**Set task**
Look through the entries below and count the lines with the word "that" in them; give only the number.

**Data to process**
- - -

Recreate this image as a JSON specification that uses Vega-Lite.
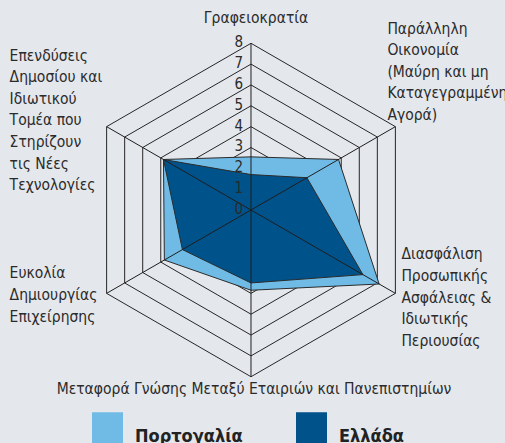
{
  "$schema": "https://vega.github.io/schema/vega-lite/v6.json",
  "width": 505,
  "height": 443,
  "padding": 0,
  "autosize": {"type": "none"},
  "background": "#e4e7ec",
  "config": {"view": {"stroke": null}, "font": "DejaVu Sans Condensed, Liberation Sans Narrow, Roboto"},
  "datasets": {
    "grid": [
      {"level": 1, "k": [0, 1, 2, 3, 4, 5]},
      {"level": 2, "k": [0, 1, 2, 3, 4, 5]},
      {"level": 3, "k": [0, 1, 2, 3, 4, 5]},
      {"level": 4, "k": [0, 1, 2, 3, 4, 5]},
      {"level": 5, "k": [0, 1, 2, 3, 4, 5]},
      {"level": 6, "k": [0, 1, 2, 3, 4, 5]},
      {"level": 7, "k": [0, 1, 2, 3, 4, 5]},
      {"level": 8, "k": [0, 1, 2, 3, 4, 5]}
    ],
    "ticks": [
      {"level": 0}, {"level": 1}, {"level": 2}, {"level": 3}, {"level": 4},
      {"level": 5}, {"level": 6}, {"level": 7}, {"level": 8}
    ],
    "axes": [
      {"k": 0, "label": "Γραφειοκρατία"},
      {"k": 1, "label": "Παράλληλη\nΟικονομία\n(Μαύρη και μη\nΚαταγεγραμμένη\nΑγορά)"},
      {"k": 2, "label": "Διασφάλιση\nΠροσωπικής\nΑσφάλειας &\nΙδιωτικής\nΠεριουσίας"},
      {"k": 3, "label": "Μεταφορά Γνώσης Μεταξύ Εταιριών και Πανεπιστημίων"},
      {"k": 4, "label": "Ευκολία\nΔημιουργίας\nΕπιχείρησης"},
      {"k": 5, "label": "Επενδύσεις\nΔημοσίου και\nΙδιωτικού\nΤομέα που\nΣτηρίζουν\nτις Νέες\nΤεχνολογίες"}
    ],
    "scores": [
      {"country": "Πορτογαλία", "k": 0, "value": 2.55},
      {"country": "Πορτογαλία", "k": 1, "value": 4.85},
      {"country": "Πορτογαλία", "k": 2, "value": 7.1},
      {"country": "Πορτογαλία", "k": 3, "value": 3.85},
      {"country": "Πορτογαλία", "k": 4, "value": 4.8},
      {"country": "Πορτογαλία", "k": 5, "value": 4.85},
      {"country": "Ελλάδα", "k": 0, "value": 1.7},
      {"country": "Ελλάδα", "k": 1, "value": 3.1},
      {"country": "Ελλάδα", "k": 2, "value": 6.2},
      {"country": "Ελλάδα", "k": 3, "value": 3.5},
      {"country": "Ελλάδα", "k": 4, "value": 3.8},
      {"country": "Ελλάδα", "k": 5, "value": 4.85}
    ]
  },
  "resolve": {"scale": {"x": "shared", "y": "shared"}},
  "layer": [
    {
      "data": {"name": "grid"},
      "transform": [
        {"flatten": ["k"]},
        {"calculate": "datum.level * cos((90 - 60 * datum.k) * PI / 180)", "as": "x"},
        {"calculate": "datum.level * sin((90 - 60 * datum.k) * PI / 180)", "as": "y"}
      ],
      "mark": {"type": "line", "interpolate": "linear-closed", "stroke": "#262626", "strokeWidth": 1},
      "encoding": {
        "x": {"field": "x", "type": "quantitative", "scale": {"domain": [-12.044, 12.188], "nice": false, "zero": false}, "axis": null},
        "y": {"field": "y", "type": "quantitative", "scale": {"domain": [-11.18, 10.077], "nice": false, "zero": false}, "axis": null},
        "detail": {"field": "level"},
        "order": {"field": "k", "type": "quantitative"}
      }
    },
    {
      "data": {"name": "scores"},
      "transform": [
        {"filter": "datum.country === 'Πορτογαλία'"},
        {"calculate": "datum.value * cos((90 - 60 * datum.k) * PI / 180)", "as": "x"},
        {"calculate": "datum.value * sin((90 - 60 * datum.k) * PI / 180)", "as": "y"}
      ],
      "mark": {"type": "line", "interpolate": "linear-closed", "filled": true, "stroke": "#2b2b2b", "strokeWidth": 1},
      "encoding": {
        "x": {"field": "x", "type": "quantitative"},
        "y": {"field": "y", "type": "quantitative"},
        "fill": {
          "field": "country", "type": "nominal",
          "scale": {"domain": ["Πορτογαλία", "Ελλάδα"], "range": ["#70bbe6", "#00528a"]},
          "legend": {
            "title": null, "orient": "none", "legendX": 92, "legendY": 412, "direction": "horizontal",
            "symbolType": "square", "symbolSize": 961, "symbolStrokeWidth": 0, "symbolOpacity": 1,
            "labelFontSize": 18, "labelFontWeight": "bold", "labelColor": "#222222", "labelOffset": 12,
            "labelBaseline": "top", "columnPadding": 53, "padding": 0, "labelLimit": 200
          }
        },
        "order": {"field": "k", "type": "quantitative"}
      }
    },
    {
      "data": {"name": "scores"},
      "transform": [
        {"filter": "datum.country === 'Ελλάδα'"},
        {"calculate": "datum.value * cos((90 - 60 * datum.k) * PI / 180)", "as": "x"},
        {"calculate": "datum.value * sin((90 - 60 * datum.k) * PI / 180)", "as": "y"}
      ],
      "mark": {"type": "line", "interpolate": "linear-closed", "filled": true, "stroke": "#2b2b2b", "strokeWidth": 1},
      "encoding": {
        "x": {"field": "x", "type": "quantitative"},
        "y": {"field": "y", "type": "quantitative"},
        "fill": {"field": "country", "type": "nominal"},
        "order": {"field": "k", "type": "quantitative"}
      }
    },
    {
      "data": {"name": "axes"},
      "transform": [
        {"calculate": "8 * cos((90 - 60 * datum.k) * PI / 180)", "as": "x"},
        {"calculate": "8 * sin((90 - 60 * datum.k) * PI / 180)", "as": "y"}
      ],
      "mark": {"type": "rule", "stroke": "#1e1e1e", "strokeWidth": 1},
      "encoding": {
        "x": {"field": "x", "type": "quantitative"},
        "y": {"field": "y", "type": "quantitative"},
        "x2": {"datum": 0},
        "y2": {"datum": 0}
      }
    },
    {
      "data": {"name": "ticks"},
      "mark": {"type": "text", "align": "right", "baseline": "middle", "dx": -8, "dy": -1, "fontSize": 15, "color": "#2b2b2b"},
      "encoding": {
        "x": {"datum": 0},
        "y": {"field": "level", "type": "quantitative"},
        "text": {"field": "level", "type": "quantitative"}
      }
    },
    {
      "data": {"name": "axes"},
      "transform": [
        {"filter": "datum.k === 0"},
        {"calculate": "8 * cos((90 - 60 * datum.k) * PI / 180)", "as": "x"},
        {"calculate": "8 * sin((90 - 60 * datum.k) * PI / 180)", "as": "y"}
      ],
      "mark": {"type": "text", "align": "center", "baseline": "middle", "dx": 5, "dy": -25, "fontSize": 15.5, "color": "#2b2b2b", "lineBreak": "\n", "lineHeight": 21.6},
      "encoding": {"x": {"field": "x", "type": "quantitative"}, "y": {"field": "y", "type": "quantitative"}, "text": {"field": "label"}}
    },
    {
      "data": {"name": "axes"},
      "transform": [
        {"filter": "datum.k === 1"},
        {"calculate": "8 * cos((90 - 60 * datum.k) * PI / 180)", "as": "x"},
        {"calculate": "8 * sin((90 - 60 * datum.k) * PI / 180)", "as": "y"}
      ],
      "mark": {"type": "text", "align": "left", "baseline": "middle", "dx": -8, "dy": -98, "fontSize": 15.5, "color": "#2b2b2b", "lineBreak": "\n", "lineHeight": 21.6},
      "encoding": {"x": {"field": "x", "type": "quantitative"}, "y": {"field": "y", "type": "quantitative"}, "text": {"field": "label"}}
    },
    {
      "data": {"name": "axes"},
      "transform": [
        {"filter": "datum.k === 2"},
        {"calculate": "8 * cos((90 - 60 * datum.k) * PI / 180)", "as": "x"},
        {"calculate": "8 * sin((90 - 60 * datum.k) * PI / 180)", "as": "y"}
      ],
      "mark": {"type": "text", "align": "left", "baseline": "middle", "dx": 6, "dy": -39, "fontSize": 15.5, "color": "#2b2b2b", "lineBreak": "\n", "lineHeight": 21.6},
      "encoding": {"x": {"field": "x", "type": "quantitative"}, "y": {"field": "y", "type": "quantitative"}, "text": {"field": "label"}}
    },
    {
      "data": {"name": "axes"},
      "transform": [
        {"filter": "datum.k === 3"},
        {"calculate": "8 * cos((90 - 60 * datum.k) * PI / 180)", "as": "x"},
        {"calculate": "8 * sin((90 - 60 * datum.k) * PI / 180)", "as": "y"}
      ],
      "mark": {"type": "text", "align": "center", "baseline": "middle", "dx": 3, "dy": 12, "fontSize": 15.5, "color": "#2b2b2b", "lineBreak": "\n", "lineHeight": 21.6},
      "encoding": {"x": {"field": "x", "type": "quantitative"}, "y": {"field": "y", "type": "quantitative"}, "text": {"field": "label"}}
    },
    {
      "data": {"name": "axes"},
      "transform": [
        {"filter": "datum.k === 4"},
        {"calculate": "8 * cos((90 - 60 * datum.k) * PI / 180)", "as": "x"},
        {"calculate": "8 * sin((90 - 60 * datum.k) * PI / 180)", "as": "y"}
      ],
      "mark": {"type": "text", "align": "left", "baseline": "middle", "dx": -97, "dy": -20, "fontSize": 15.5, "color": "#2b2b2b", "lineBreak": "\n", "lineHeight": 21.6},
      "encoding": {"x": {"field": "x", "type": "quantitative"}, "y": {"field": "y", "type": "quantitative"}, "text": {"field": "label"}}
    },
    {
      "data": {"name": "axes"},
      "transform": [
        {"filter": "datum.k === 5"},
        {"calculate": "8 * cos((90 - 60 * datum.k) * PI / 180)", "as": "x"},
        {"calculate": "8 * sin((90 - 60 * datum.k) * PI / 180)", "as": "y"}
      ],
      "mark": {"type": "text", "align": "left", "baseline": "middle", "dx": -97, "dy": -71, "fontSize": 15.5, "color": "#2b2b2b", "lineBreak": "\n", "lineHeight": 21.6},
      "encoding": {"x": {"field": "x", "type": "quantitative"}, "y": {"field": "y", "type": "quantitative"}, "text": {"field": "label"}}
    }
  ]
}
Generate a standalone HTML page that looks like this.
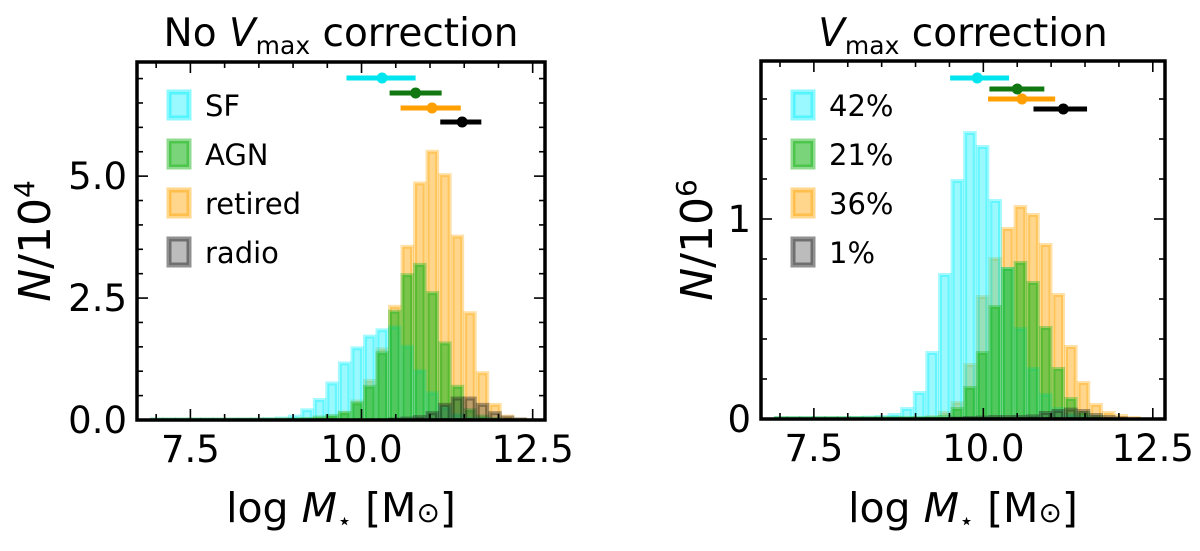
<!DOCTYPE html>
<html><head><meta charset="utf-8"><style>
body{margin:0;background:#fff;}
svg{display:block;font-family:"DejaVu Sans","Liberation Sans",sans-serif;}
</style></head><body>
<svg id="fig" width="1200" height="551" viewBox="0 0 1200 551"></svg>
<script>
// ---- data ----
const leftBinStart = 6.917, leftBinWidth = 0.183;
const leftSF = [0.005,0.005,0.005,0.005,0.005,0.005,0.005,0.005,0.01,0.015,0.03,0.07,0.2,0.41,0.75,1.16,1.47,1.71,1.84,1.9,1.5,1.0,0.55,0.25,0.1,0.03,0.01,0,0,0];
const leftAGN = [0.01,0.01,0.01,0.01,0.01,0.01,0.01,0.01,0.01,0.01,0.01,0.01,0.02,0.05,0.08,0.14,0.34,0.68,1.37,2.22,2.97,3.18,2.6,1.57,0.68,0.2,0.07,0.02,0,0];
const leftRetired = [0,0,0,0,0,0,0,0,0,0,0.005,0.01,0.01,0.02,0.05,0.15,0.38,0.8,1.45,2.32,3.55,4.85,5.5,5.02,3.76,2.19,0.96,0.31,0.07,0.01];
const leftRadio = [0,0,0,0,0,0,0,0,0,0,0,0,0,0,0,0,0,0,0,0.01,0.03,0.06,0.14,0.31,0.44,0.44,0.31,0.14,0.05,0.01];
const rightBinStart = 6.92, rightBinWidth = 0.186;
const rightSF = [0.003,0.003,0.003,0.003,0.003,0.003,0.005,0.007,0.01,0.02,0.05,0.13,0.33,0.72,1.19,1.43,1.36,1.09,0.75,0.45,0.25,0.12,0.05,0.02,0.01,0,0,0,0];
const rightAGN = [0.005,0.005,0.005,0.005,0.005,0.005,0.005,0.005,0.005,0.005,0.005,0.005,0.005,0.01,0.05,0.155,0.33,0.56,0.75,0.78,0.68,0.455,0.25,0.1,0.03,0.01,0,0,0];
const rightRetired = [0,0,0,0,0,0,0,0,0,0,0,0,0.01,0.03,0.08,0.27,0.61,0.8,0.95,1.06,1.02,0.87,0.62,0.36,0.18,0.07,0.03,0.015,0.005];
const rightRadio = [0,0,0,0,0,0,0,0,0,0,0,0,0,0,0.002,0.005,0.007,0.01,0.01,0.01,0.013,0.03,0.04,0.047,0.04,0.02,0.01,0.003,0];
// medians with ranges: [lo, median, hi]
const leftErr = [[9.78,10.30,10.79],[10.41,10.79,11.17],[10.57,11.03,11.45],[11.15,11.47,11.75]];
const rightErr = [[9.51,9.91,10.38],[10.09,10.50,10.90],[10.07,10.57,11.06],[10.74,11.18,11.53]];
const seriesNames = ["sf","agn","retired","radio"];
const leftLegend = ["SF","AGN","retired","radio"];
const rightLegend = ["42%","21%","36%","1%"];
const xTicks = [7.5,10.0,12.5];
const xTickLabels = ["7.5","10.0","12.5"];
const leftYTicks = [0,2.5,5.0];
const leftYTickLabels = ["0.0","2.5","5.0"];
const rightYTicks = [0,1];
const rightYTickLabels = ["0","1"];

// ---- drawing ----
const NS="http://www.w3.org/2000/svg";
const svg=document.getElementById('fig');
function mk(tag,attrs,parent,text){const e=document.createElementNS(NS,tag);for(const k in attrs)e.setAttribute(k,attrs[k]);if(text!==undefined)e.textContent=text;(parent||svg).appendChild(e);return e;}
const colors={sf:"#00f0ff",agn:"#22b822",retired:"#ffa500",radio:"#222222"};
const fillOp={sf:0.4,agn:0.6,retired:0.45,radio:0.3};
const strokeOp={sf:0.35,agn:0.4,retired:0.35,radio:0.4};
const errColors={sf:"#00e5ee",agn:"#117711",retired:"#ff9f00",radio:"#000000"};
const drawOrder=[2,0,1,3];

function panel(cfg){
  const g=mk('g',{});
  
  
  const X=v=>cfg.x0+(v-cfg.xmin)/(cfg.xmax-cfg.xmin)*(cfg.x1-cfg.x0);
  const Y=v=>cfg.y1-(v-cfg.ymin)/(cfg.ymax-cfg.ymin)*(cfg.y1-cfg.y0);
  const clip=mk('clipPath',{id:cfg.name+'-clip'},g);
  mk('rect',{x:cfg.x0,y:cfg.y0,width:cfg.x1-cfg.x0,height:cfg.y1-cfg.y0},clip);
  const plot=mk('g',{'clip-path':'url(#'+cfg.name+'-clip)'},g);
  drawOrder.forEach(si=>{
    const vals=cfg.series[si];
    const s=seriesNames[si];
    const sg=mk('g',{},plot);
    
    
    vals.forEach((v,i)=>{
      if(v<=0)return;
      const a=cfg.binStart+i*cfg.binWidth, b=a+cfg.binWidth;
      const r=mk('rect',{x:X(a)+1.5,y:Y(v),width:X(b)-X(a)-3,height:Math.max(0,Y(0)-Y(v)),fill:colors[s],'fill-opacity':fillOp[s],stroke:colors[s],'stroke-opacity':strokeOp[s],'stroke-width':4},sg);
      
      
    });
  });
  cfg.err.forEach((e,i)=>{
    const s=seriesNames[i];
    const yy=cfg.errY[i];
    const l=mk('line',{x1:X(e[0]),x2:X(e[2]),y1:yy,y2:yy,stroke:errColors[s],'stroke-width':5},g);
    
    
    const c=mk('circle',{cx:X(e[1]),cy:yy,r:5.5,fill:errColors[s]},g);
    
    
  });
  // ticks
  const tk=mk('g',{stroke:'#000','stroke-width':1.6},g);
  for(let v=7.0;v<=12.51;v+=0.5){
    const major=xTicks.some(t=>Math.abs(t-v)<1e-6);const L=major?11:6;
    mk('line',{x1:X(v),x2:X(v),y1:cfg.y1,y2:cfg.y1-L},tk);
    mk('line',{x1:X(v),x2:X(v),y1:cfg.y0,y2:cfg.y0+L},tk);
  }
  for(let v=0;v<=cfg.ymax+1e-6;v+=cfg.yMinor){
    const major=cfg.yTicks.some(t=>Math.abs(t-v)<1e-6);const L=major?11:6;
    mk('line',{x1:cfg.x0,x2:cfg.x0+L,y1:Y(v),y2:Y(v)},tk);
    mk('line',{x1:cfg.x1,x2:cfg.x1-L,y1:Y(v),y2:Y(v)},tk);
  }
  mk('rect',{x:cfg.x0,y:cfg.y0,width:cfg.x1-cfg.x0,height:cfg.y1-cfg.y0,fill:'none',stroke:'#000','stroke-width':3.5},g);
  xTicks.forEach((t,i)=>{const e=mk('text',{x:X(t),y:cfg.y1+42,'font-size':37,'text-anchor':'middle'},g,xTickLabels[i]);});
  cfg.yTicks.forEach((t,i)=>{const e=mk('text',{x:cfg.x0-10,y:Y(t)+13,'font-size':37,'text-anchor':'end'},g,cfg.yTickLabels[i]);});
  // legend
  cfg.legend.forEach((lab,i)=>{
    const s=seriesNames[i];const cy=105+i*49;
    const lg=mk('g',{},g);
    
    
    mk('rect',{x:cfg.x0+32,y:cy-13,width:20,height:26,fill:colors[s],'fill-opacity':fillOp[s],stroke:colors[s],'stroke-opacity':strokeOp[s]+0.1,'stroke-width':5},lg);
    mk('text',{x:cfg.x0+68,y:cy+11,'font-size':29},lg,lab);
  });
  const xl=mk('text',{x:(cfg.x0+cfg.x1)/2,y:522,'font-size':41,'text-anchor':'middle'},g);
  
  xl.innerHTML='log <tspan font-style="italic">M</tspan><tspan font-size="24" dy="7">⋆</tspan><tspan dy="-7"> [M</tspan><tspan font-size="28">⊙</tspan>]';
  const yl=mk('text',{transform:`translate(${cfg.yLabelX},${(cfg.y0+cfg.y1)/2}) rotate(-90)`,'font-size':44,'text-anchor':'middle'},g);
  
  yl.innerHTML='<tspan font-style="italic">N</tspan>/10<tspan font-size="28" dy="-16">'+cfg.exp+'</tspan>';
  const ti=mk('text',{x:(cfg.x0+cfg.x1)/2,y:46,'font-size':39,'text-anchor':'middle'},g);
  
  ti.innerHTML=cfg.titlePre+'<tspan font-style="italic">V</tspan><tspan font-size="25" dy="8">max</tspan><tspan dy="-8"> correction</tspan>';
}
panel({name:'left-panel',x0:137,x1:545,y0:62,y1:420,xmin:6.72,xmax:12.68,ymin:0,ymax:7.34,yMinor:0.5,
  yTicks:leftYTicks,yTickLabels:leftYTickLabels,binStart:leftBinStart,binWidth:leftBinWidth,
  series:[leftSF,leftAGN,leftRetired,leftRadio],err:leftErr,errY:[78,93,108,122],legend:leftLegend,
  yLabelX:50,exp:'4',titlePre:'No '});
panel({name:'right-panel',x0:761,x1:1165,y0:61,y1:419,xmin:6.72,xmax:12.68,ymin:0,ymax:1.79,yMinor:0.2,
  yTicks:rightYTicks,yTickLabels:rightYTickLabels,binStart:rightBinStart,binWidth:rightBinWidth,
  series:[rightSF,rightAGN,rightRetired,rightRadio],err:rightErr,errY:[78,89,99,109],legend:rightLegend,
  yLabelX:712,exp:'6',titlePre:''});
</script>
</body></html>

- - -

**Response to the task**
2